Maurice Rollinat nous a promis toute une suite d’ouvrages sur le même sujet.
Espérons qu’il tiendra sa promesse et qu’il nous enverra longtemps encore, du fond du petit village de Beauce où il se cache, des vers embaumés d’un parfum sauvage et rustique.
Henri Schwabacher.
Remarques de Régis Crosnier :
– 1 – Henri Schwabacher, né à Paris le 4 mars 1875 et décédé à Paris le 30 janvier 1937, est un librettiste, écrivain et critique littéraire français. Il est plus connu sous le pseudonyme d’Henri Duvernois.

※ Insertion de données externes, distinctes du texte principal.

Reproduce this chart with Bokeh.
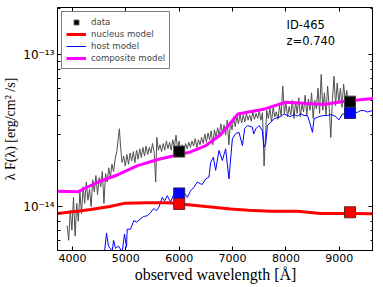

Dans l’avis nécrologique paru dans L’Action française du 31 janvier 1937, page 2, nous pouvons lire : « Né à Paris en 1875, il avait débuté très jeune, à dix-sept ans, comme secrétaire de la fameuse librairie Charpentier. Il vit les écrivains célèbres du temps, Alphonse Daudet, Emile Zola, Théodore de Banville, Maurice Rollinat, Georges Rodenbach. En même temps il entrait dans le journalisme et devenait tour à tour reporter, échotier, critique littéraire, secrétaire de rédaction. (…) ».
– 2 – Les vers « Élément fantôme, (…) Droites et torses… » correspondent à la première strophe du poème « Le Vent » (page 1).
– 3 – Les vers « Avec les progrès de l’automne (…) D’un surgissement solennel. » correspondent aux deux premières strophes du poème « Les Feuilles mortes » (page 36).
– 4 – Le poème « La Taupe » (page 165) est cité en entier.
– 5 – Les vers suivants correspondent au poème « Le Laboureur » (page 177) cité en entier.
– 6 – Les vers « La Cigale se perd (…) D’un éclair. » correspondent à la première strophe du poème « Journée d’une Cigale » (page 267).
– 7 – Les vers « La grosse anguille (…) Des caprices de son extase. » correspondent à la première strophe du poème « La grosse Anguille » (page 71).
– 8 – Les vers « Jouir, Souffrir, (…) l’arbre et la pierre. » sont les derniers du poème « La Prière » (page 345).
– 9 – Le « petit village de Beauce où il se cache », selon l’auteur de cet article, est en réalité Fresselines dans la Creuse.